I'm Richard, the lead writer for Senior Cat Wellness. I'm experienced in all cat health-related matters, behavioral issues, grooming techniques, and general pet care. I'm a proud owner of 5 adult cats (all adopted strays), including a senior cat who is now 20.

2 thoughts on “Why is My Elderly Cat Yowling at Night: What Excessive Vocalization Means!”

  1. Hi, our senior cat Belle started meowing consistently for about a month now. Mainly at night but sometimes in the morning also. We know she has arthritis. I use Cosequin for that. After reading the article, I think she may have Dementia, and anxiety. But, the main thing is meowing more so at windows and doors, she wants desperately to go outside. She is not an outside cat and she is not in heat she’s been fixed. When she can get a chance she bolts out the door. She really has not gone far, except last week she went into our neighbors yard, that’s not her! Now she seems to be getting worse should I get her to the Vet? And, will blood test give me some answers? Thanks, Crying for Help!

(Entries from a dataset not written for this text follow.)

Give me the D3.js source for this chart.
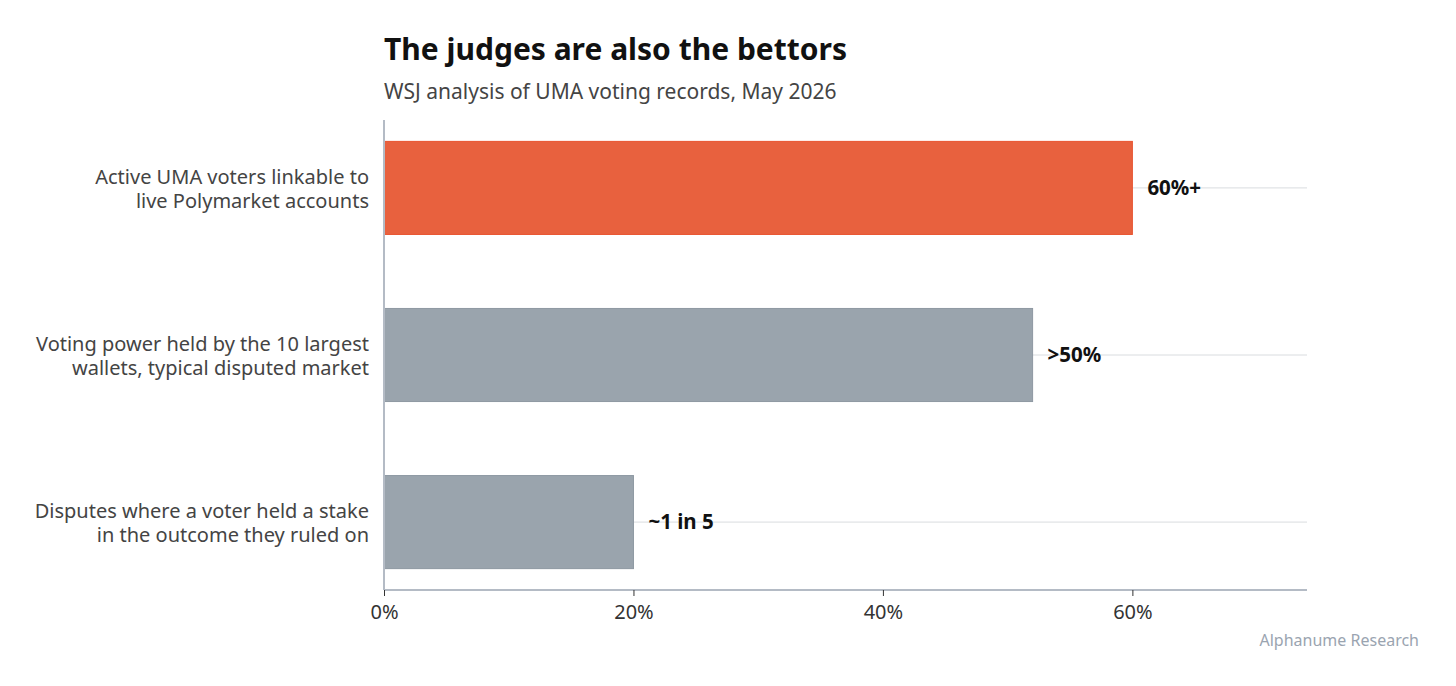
<!DOCTYPE html>
<html>
<head>
<meta charset="utf-8">
<script src="https://cdn.jsdelivr.net/npm/d3@7"></script>
<style>
  body { margin: 0; background: #fff; }
  svg { display: block; font-family: "Noto Sans", "Open Sans", sans-serif; }
</style>
</head>
<body>
<svg id="chart" width="1456" height="686"></svg>
<script>
// data
var categories = [
  ["Active UMA voters linkable to", "live Polymarket accounts"],
  ["Voting power held by the 10 largest", "wallets, typical disputed market"],
  ["Disputes where a voter held a stake", "in the outcome they ruled on"]
];
var values = [0.60, 0.52, 0.20];
var valueLabels = ["60%+", ">50%", "~1 in 5"];
var highlight = [true, false, false];
var xTicks = [0, 0.2, 0.4, 0.6];

var svg = d3.select("#chart");
var plotLeft = 384, plotRight = 1307, plotTop = 120, plotBottom = 590;

var x = d3.scaleLinear().domain([0, 0.74]).range([plotLeft, plotRight]);
var y = d3.scaleBand().domain(d3.range(values.length)).range([plotTop, plotBottom])
  .paddingInner(0.443).paddingOuter(0.128);

// title
svg.append("text").attr("x", plotLeft).attr("y", 60)
  .attr("font-size", 30).attr("font-weight", 700).attr("fill", "#111")
  .text("The judges are also the bettors");
svg.append("text").attr("x", plotLeft).attr("y", 99)
  .attr("font-size", 21).attr("fill", "#444")
  .text("WSJ analysis of UMA voting records, May 2026");

// grid lines at bar centre
svg.append("g").selectAll("line").data(values).join("line")
  .attr("x1", plotLeft).attr("x2", plotRight)
  .attr("y1", (d, i) => y(i) + y.bandwidth() / 2)
  .attr("y2", (d, i) => y(i) + y.bandwidth() / 2)
  .attr("stroke", "#d9dcdf").attr("stroke-width", 1);

// bars
svg.append("g").selectAll("rect").data(values).join("rect")
  .attr("x", x(0))
  .attr("y", (d, i) => y(i))
  .attr("width", d => x(d) - x(0))
  .attr("height", y.bandwidth())
  .attr("fill", (d, i) => highlight[i] ? "#e8613e" : "#9aa4ad")
  .attr("stroke", (d, i) => highlight[i] ? "#e8532f" : "#8e98a2")
  .attr("stroke-width", 1);

// value labels
svg.append("g").selectAll("text").data(values).join("text")
  .attr("x", d => x(d) + 15)
  .attr("y", (d, i) => y(i) + y.bandwidth() / 2)
  .attr("dy", "0.35em")
  .attr("font-size", 20.5).attr("font-weight", 700).attr("fill", "#111")
  .text((d, i) => valueLabels[i]);

// category labels
var cat = svg.append("g").selectAll("text").data(categories).join("text")
  .attr("x", plotLeft - 15)
  .attr("y", (d, i) => y(i) + y.bandwidth() / 2)
  .attr("text-anchor", "end")
  .attr("font-size", 20).attr("fill", "#444");
cat.each(function(d) {
  var t = d3.select(this);
  d.forEach((line, j) => {
    t.append("tspan").attr("x", plotLeft - 15)
      .attr("dy", j === 0 ? "-0.22em" : "1.2em")
      .text(line);
  });
});

// y axis line
svg.append("line").attr("x1", plotLeft).attr("x2", plotLeft)
  .attr("y1", plotTop).attr("y2", plotBottom)
  .attr("stroke", "#b4bbc5").attr("stroke-width", 2);

// x axis
var xAxis = svg.append("g").attr("transform", "translate(0," + plotBottom + ")")
  .call(d3.axisBottom(x).tickValues(xTicks).tickFormat(d3.format(".0%")).tickSize(6).tickPadding(9));
xAxis.select(".domain").attr("stroke", "#b4bbc5").attr("stroke-width", 2)
  .attr("d", "M" + plotLeft + ",0H" + plotRight);
xAxis.selectAll(".tick line").attr("stroke", "#333");
xAxis.selectAll(".tick text").attr("font-size", 20).attr("fill", "#333")
  .attr("font-family", "\"Noto Sans\", sans-serif");

// source
svg.append("text").attr("x", 1419).attr("y", 646)
  .attr("text-anchor", "end").attr("font-size", 16).attr("fill", "#9aa4b0")
  .text("Alphanume Research");
</script>
</body>
</html>
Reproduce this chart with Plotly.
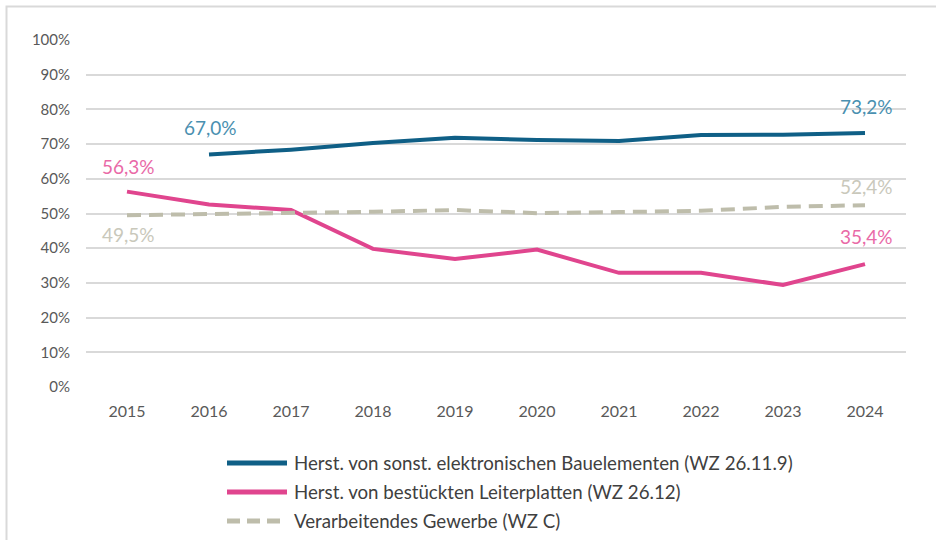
import plotly.graph_objects as go

years = ["2015", "2016", "2017", "2018", "2019", "2020", "2021", "2022", "2023", "2024"]
bauelemente = [None, 67.0, 68.4, 70.3, 71.8, 71.2, 70.9, 72.6, 72.7, 73.2]
leiterplatten = [56.3, 52.6, 51.0, 39.8, 36.9, 39.6, 32.9, 32.9, 29.4, 35.4]
gewerbe = [49.5, 49.8, 50.1, 50.5, 51.0, 50.1, 50.4, 50.8, 51.9, 52.4]

names = [
    "Herst. von sonst. elektronischen Bauelementen (WZ 26.11.9)",
    "Herst. von bestückten Leiterplatten (WZ 26.12)",
    "Verarbeitendes Gewerbe (WZ C)",
]
y_ticks = [0, 10, 20, 30, 40, 50, 60, 70, 80, 90, 100]
y_tick_labels = [f"{v}%" for v in y_ticks]

BLUE = "#0f5f86"
PINK = "#e0458e"
GRAY = "#bebdab"
BLUE_LBL = "#4a90b0"
PINK_LBL = "#e96aa7"
GRAY_LBL = "#c9c8bb"
FONT = "Lato, 'Open Sans', sans-serif"

# plot area geometry (pixels)
W, H = 936, 540
L, R, T, B = 86, 30, 40, 153
pw, ph = W - L - R, H - T - B


def px(x):
    return (x - L) / pw


def py(y):
    return (H - B - y) / ph


fig = go.Figure()
series = [
    (bauelemente, BLUE, "solid"),
    (leiterplatten, PINK, "solid"),
    (gewerbe, GRAY, "14px,8px"),
]
for (vals, col, dash), nm in zip(series, names):
    fig.add_trace(go.Scatter(
        x=years, y=vals, mode="lines", name=nm, showlegend=False,
        line=dict(color=col, width=4, dash=dash), connectgaps=False,
    ))


def fmt(v):
    return f"{v:.1f}".replace(".", ",") + "%"


# data labels: (index into years, series, colour, vertical shift)
labels = [
    (1, bauelemente, BLUE_LBL, 27),
    (9, bauelemente, BLUE_LBL, 27),
    (0, leiterplatten, PINK_LBL, 25),
    (9, leiterplatten, PINK_LBL, 28),
    (0, gewerbe, GRAY_LBL, -19),
    (9, gewerbe, GRAY_LBL, 19),
]
for i, vals, col, sh in labels:
    fig.add_annotation(x=i, y=vals[i], xref="x", yref="y", text=fmt(vals[i]),
                       showarrow=False, yshift=sh, xshift=1,
                       font=dict(family=FONT, size=19, color=col))

# custom legend
legend_rows = [463, 492, 521]
for (vals, col, dash), nm, ry in zip(series, names, legend_rows):
    fig.add_shape(type="line", xref="paper", yref="paper",
                  x0=px(227), x1=px(287), y0=py(ry), y1=py(ry),
                  line=dict(color=col, width=5, dash="13px,7px" if dash != "solid" else "solid"))
    fig.add_annotation(xref="paper", yref="paper", x=px(292), y=py(ry),
                       xanchor="left", yanchor="middle", text=nm, showarrow=False,
                       font=dict(family=FONT, size=18.7, color="#404040"))

# frame
fig.add_shape(type="rect", xref="paper", yref="paper",
              x0=px(6.5), x1=px(960), y0=py(6.5), y1=py(560),
              line=dict(color="#d9d9d9", width=2), layer="below")

fig.update_layout(
    width=W, height=H,
    margin=dict(l=L, r=R, t=T, b=B),
    paper_bgcolor="white", plot_bgcolor="white",
    font=dict(family=FONT, size=16, color="#595959"),
    xaxis=dict(type="category", range=[-0.5, 9.5], showgrid=False, zeroline=False,
               showline=False, ticks="outside", ticklen=10, tickcolor="rgba(0,0,0,0)",
               tickfont=dict(size=16, color="#595959")),
    yaxis=dict(range=[0, 100], tickvals=y_ticks, ticktext=y_tick_labels,
               showgrid=True, gridcolor="#d9d9d9", gridwidth=2, zeroline=False,
               showline=False, ticks="outside", ticklen=12, tickcolor="rgba(0,0,0,0)",
               tickfont=dict(size=15, color="#595959")),
)

fig.write_html("out.html", config={"displayModeBar": False},
               post_script="document.body.style.margin='0';")
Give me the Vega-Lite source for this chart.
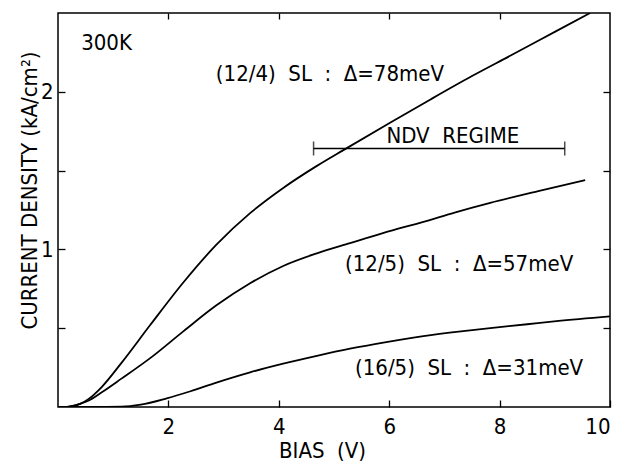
{
  "$schema": "https://vega.github.io/schema/vega-lite/v6.json",
  "autosize": {"type": "none"},
  "padding": {"left": 58, "top": 13, "right": 10, "bottom": 55},
  "width": 552,
  "height": 394,
  "background": "white",
  "config": {
    "view": {"stroke": "black", "strokeWidth": 1.5},
    "font": "DejaVu Sans Condensed",
    "axis": {"grid": false, "domain": false, "tickColor": "black", "tickWidth": 1.3, "labelColor": "black", "titleColor": "black", "labelFont": "DejaVu Sans Condensed", "titleFont": "DejaVu Sans Condensed", "labelFontSize": 22, "titleFontSize": 22, "titleFontWeight": "normal"}
  },
  "datasets": {
    "curves": [
      {"s": "a", "x": 0, "y": 0}, {"s": "a", "x": 0.2, "y": 0.003}, {"s": "a", "x": 0.4, "y": 0.02}, {"s": "a", "x": 0.55, "y": 0.05}, {"s": "a", "x": 0.8, "y": 0.13}, {"s": "a", "x": 1.15, "y": 0.28}, {"s": "a", "x": 1.67, "y": 0.52}, {"s": "a", "x": 2.27, "y": 0.79}, {"s": "a", "x": 2.87, "y": 1.03}, {"s": "a", "x": 3.48, "y": 1.23}, {"s": "a", "x": 4.08, "y": 1.39}, {"s": "a", "x": 4.69, "y": 1.53}, {"s": "a", "x": 5.17, "y": 1.63}, {"s": "a", "x": 6.0, "y": 1.80}, {"s": "a", "x": 6.74, "y": 1.95}, {"s": "a", "x": 7.5, "y": 2.10}, {"s": "a", "x": 8.2, "y": 2.23}, {"s": "a", "x": 9.0, "y": 2.38}, {"s": "a", "x": 9.64, "y": 2.5},
      {"s": "b", "x": 0, "y": 0}, {"s": "b", "x": 0.2, "y": 0.003}, {"s": "b", "x": 0.4, "y": 0.02}, {"s": "b", "x": 0.55, "y": 0.04}, {"s": "b", "x": 0.8, "y": 0.095}, {"s": "b", "x": 1.15, "y": 0.18}, {"s": "b", "x": 1.67, "y": 0.31}, {"s": "b", "x": 2.27, "y": 0.48}, {"s": "b", "x": 2.87, "y": 0.645}, {"s": "b", "x": 3.48, "y": 0.785}, {"s": "b", "x": 4.08, "y": 0.895}, {"s": "b", "x": 4.69, "y": 0.975}, {"s": "b", "x": 5.29, "y": 1.04}, {"s": "b", "x": 5.9, "y": 1.105}, {"s": "b", "x": 6.62, "y": 1.175}, {"s": "b", "x": 7.2, "y": 1.235}, {"s": "b", "x": 7.83, "y": 1.295}, {"s": "b", "x": 8.7, "y": 1.37}, {"s": "b", "x": 9.55, "y": 1.44},
      {"s": "c", "x": 0, "y": 0}, {"s": "c", "x": 0.6, "y": 0}, {"s": "c", "x": 1.15, "y": 0.002}, {"s": "c", "x": 1.5, "y": 0.015}, {"s": "c", "x": 1.97, "y": 0.055}, {"s": "c", "x": 2.4, "y": 0.10}, {"s": "c", "x": 2.87, "y": 0.155}, {"s": "c", "x": 3.48, "y": 0.22}, {"s": "c", "x": 4.08, "y": 0.275}, {"s": "c", "x": 4.69, "y": 0.325}, {"s": "c", "x": 5.29, "y": 0.37}, {"s": "c", "x": 6.0, "y": 0.415}, {"s": "c", "x": 6.62, "y": 0.45}, {"s": "c", "x": 7.3, "y": 0.48}, {"s": "c", "x": 7.83, "y": 0.50}, {"s": "c", "x": 8.5, "y": 0.525}, {"s": "c", "x": 9.03, "y": 0.545}, {"s": "c", "x": 10.0, "y": 0.575}
    ],
    "labels": [
      {"x": 0.42, "y": 2.31, "t": "300K"},
      {"x": 2.86, "y": 2.11, "t": "(12/4)\u00a0\u00a0SL\u00a0\u00a0:\u00a0\u00a0Δ=78meV"},
      {"x": 5.2, "y": 0.91, "t": "(12/5)\u00a0\u00a0SL\u00a0\u00a0:\u00a0\u00a0Δ=57meV"},
      {"x": 5.38, "y": 0.25, "t": "(16/5)\u00a0\u00a0SL\u00a0\u00a0:\u00a0\u00a0Δ=31meV"},
      {"x": 5.95, "y": 1.72, "t": "NDV\u00a0\u00a0REGIME"}
    ],
    "ndv": [{"x": 4.63, "x2": 9.18, "y": 1.64}],
    "caps": [{"x": 4.63, "y": 1.64}, {"x": 9.18, "y": 1.64}]
  },
  "layer": [
    {
      "data": {"name": "curves"},
      "mark": {"type": "line", "color": "black", "strokeWidth": 1.8, "interpolate": "monotone", "clip": true},
      "encoding": {
        "x": {"field": "x", "type": "quantitative", "scale": {"domain": [0, 10], "nice": false},
          "axis": {"values": [2, 4, 6, 8, 10], "tickSize": -7, "labelPadding": 16, "title": "BIAS\u00a0\u00a0(V)", "titleX": 264, "titleY": 50, "titleBaseline": "alphabetic"}},
        "y": {"field": "y", "type": "quantitative", "scale": {"domain": [0, 2.5], "nice": false},
          "axis": {"values": [0.5, 1, 1.5, 2], "labelExpr": "datum.value == 1 || datum.value == 2 ? format(datum.value, 'd') : ''", "tickSize": -7, "labelPadding": 12, "title": "CURRENT DENSITY (kA/cm²)", "titleX": -29, "titleY": 177, "titleBaseline": "middle"}},
        "detail": {"field": "s"}
      }
    },
    {
      "data": {"name": "caps"},
      "mark": {"type": "point", "opacity": 0},
      "encoding": {
        "x": {"field": "x", "type": "quantitative", "axis": {"orient": "top", "values": [2, 4, 6, 8], "tickSize": -6, "labels": false, "title": null}},
        "y": {"field": "y", "type": "quantitative", "axis": {"orient": "right", "values": [0.5, 1, 1.5, 2], "tickSize": -7, "labels": false, "title": null}}
      }
    },
    {
      "data": {"name": "ndv"},
      "mark": {"type": "rule", "color": "black", "strokeWidth": 1.5},
      "encoding": {"x": {"field": "x", "type": "quantitative", "axis": null}, "x2": {"field": "x2"}, "y": {"field": "y", "type": "quantitative", "axis": null}}
    },
    {
      "data": {"name": "caps"},
      "mark": {"type": "tick", "orient": "vertical", "color": "black", "thickness": 1.5, "size": 14},
      "encoding": {"x": {"field": "x", "type": "quantitative", "axis": null}, "y": {"field": "y", "type": "quantitative", "axis": null}}
    },
    {
      "data": {"name": "labels"},
      "mark": {"type": "text", "align": "left", "baseline": "middle", "fontSize": 22, "font": "DejaVu Sans Condensed", "color": "black"},
      "encoding": {"x": {"field": "x", "type": "quantitative", "axis": null}, "y": {"field": "y", "type": "quantitative", "axis": null}, "text": {"field": "t"}}
    }
  ],
  "resolve": {"axis": {"x": "independent", "y": "independent"}}
}
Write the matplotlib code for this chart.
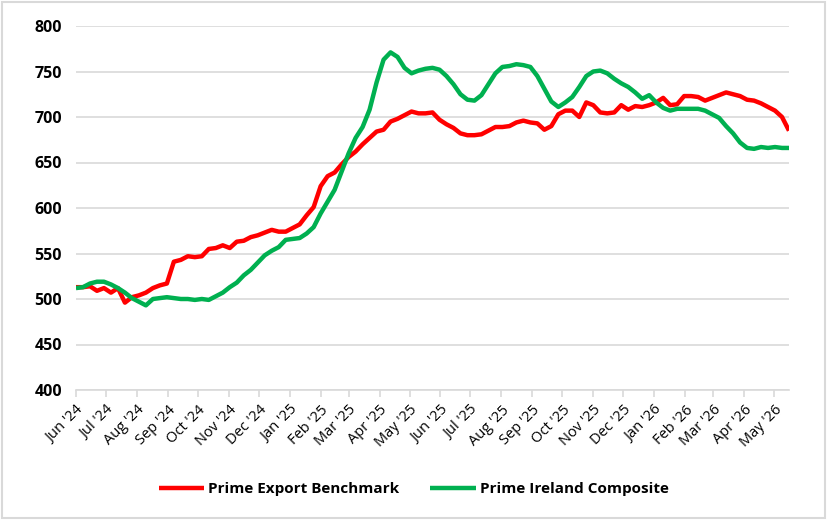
import matplotlib
matplotlib.use("Agg")
import matplotlib.pyplot as plt
import matplotlib.dates as mdates
import numpy as np
import pandas as pd
from matplotlib.patches import Rectangle

dates = pd.date_range("2024-06-01", periods=103, freq="7D")

export_benchmark = [
    513, 513, 514, 509, 512, 507, 512, 496, 502, 504,
    507, 512, 515, 517, 541, 543, 547, 546, 547, 555,
    556, 559, 556, 563, 564, 568, 570, 573, 576, 574,
    574, 578, 582, 592, 601, 624, 635, 639, 648, 656,
    662, 670, 677, 684, 686, 695, 698, 702, 706, 704,
    704, 705, 697, 692, 688, 682, 680, 680, 681, 685,
    689, 689, 690, 694, 696, 694, 693, 686, 690, 703,
    707, 707, 700, 716, 713, 705, 704, 705, 713, 708,
    712, 711, 713, 716, 721, 713, 714, 723, 723, 722,
    718, 721, 724, 727, 725, 723, 719, 718, 715, 711,
    707, 700, 685,
]
ireland_composite = [
    512, 513, 517, 519, 519, 516, 512, 507, 501, 497,
    493, 500, 501, 502, 501, 500, 500, 499, 500, 499,
    503, 507, 513, 518, 526, 532, 540, 548, 553, 557,
    565, 566, 567, 572, 579, 594, 607, 620, 640, 660,
    677, 689, 708, 738, 763, 771, 766, 754, 748, 751,
    753, 754, 752, 745, 736, 725, 719, 718, 724, 736,
    748, 755, 756, 758, 757, 755, 745, 731, 717, 711,
    716, 722, 733, 745, 750, 751, 748, 742, 737, 733,
    727, 720, 724, 716, 710, 707, 709, 709, 709, 709,
    707, 703, 699, 690, 682, 672, 666, 665, 667, 666,
    667, 666, 666,
]
series_names = ["Prime Export Benchmark", "Prime Ireland Composite"]
series_colors = ["#FF0000", "#00B050"]
yticks = [400, 450, 500, 550, 600, 650, 700, 750, 800]
month_ticks = pd.date_range("2024-06-01", "2026-05-01", freq="MS")
month_labels = [d.strftime("%b '%y") for d in month_ticks]

W, H = 827, 520
fig = plt.figure(figsize=(W / 100, H / 100), dpi=100)
ax = fig.add_axes([76 / W, 1 - 390 / H, (789 - 76) / W, (390 - 26) / H])

for vals, name, col in zip([export_benchmark, ireland_composite], series_names, series_colors):
    ax.plot(dates, vals, color=col, lw=3.2, label=name, solid_joinstyle="round", solid_capstyle="butt")

ax.set_ylim(400, 800)
ax.set_yticks(yticks)
ax.set_xlim(pd.Timestamp("2024-06-01"), dates[-1])
ax.set_xticks(month_ticks)
ax.set_xticklabels(month_labels, rotation=45, ha="right", va="top", rotation_mode="anchor",
                   fontsize=10.5, family="Open Sans")
for lab in ax.get_yticklabels():
    lab.set_fontweight("bold")
    lab.set_fontsize(11.5)
    lab.set_family("Open Sans")

ax.grid(axis="y", color="#D9D9D9", lw=1.2)
ax.set_axisbelow(True)
for s in ["top", "right", "left"]:
    ax.spines[s].set_visible(False)
ax.spines["bottom"].set_color("#D9D9D9")
ax.spines["bottom"].set_linewidth(1.2)
ax.tick_params(axis="y", length=0, pad=10)
ax.tick_params(axis="x", length=5, color="#D9D9D9", width=1.2, pad=4, direction="out")

leg = fig.legend(loc="center", bbox_to_anchor=(0.5, 1 - 489 / H), ncol=2, frameon=False,
                 prop={"weight": "bold", "size": 11, "family": "Open Sans"},
                 handlelength=3.0, handletextpad=0.25, columnspacing=2.0)

fig.patches.append(Rectangle((0.002, 0.003), 0.995, 0.994, transform=fig.transFigure,
                             fill=False, edgecolor="#D9D9D9", lw=1.5))
fig.savefig("out.png", dpi=100)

  2. Our cat is 19 and lost her sister a year ago. She howls every morning and when we open her door it is almost deafeningly sad. We feed her all the best food to help not just packet food as she only licks off the gravy. She starts howling about 3pm and it is painful to listen to, so we feed her and put her in her room because if we feed her and dont shut the door, she is out again 5 minutes later howling again. I give her arthitus stuff on her food but it doesn’t help much. She has lots of cosy beds, baskets, teddies and toys, always clean litter and a water fountain. Any ideas please?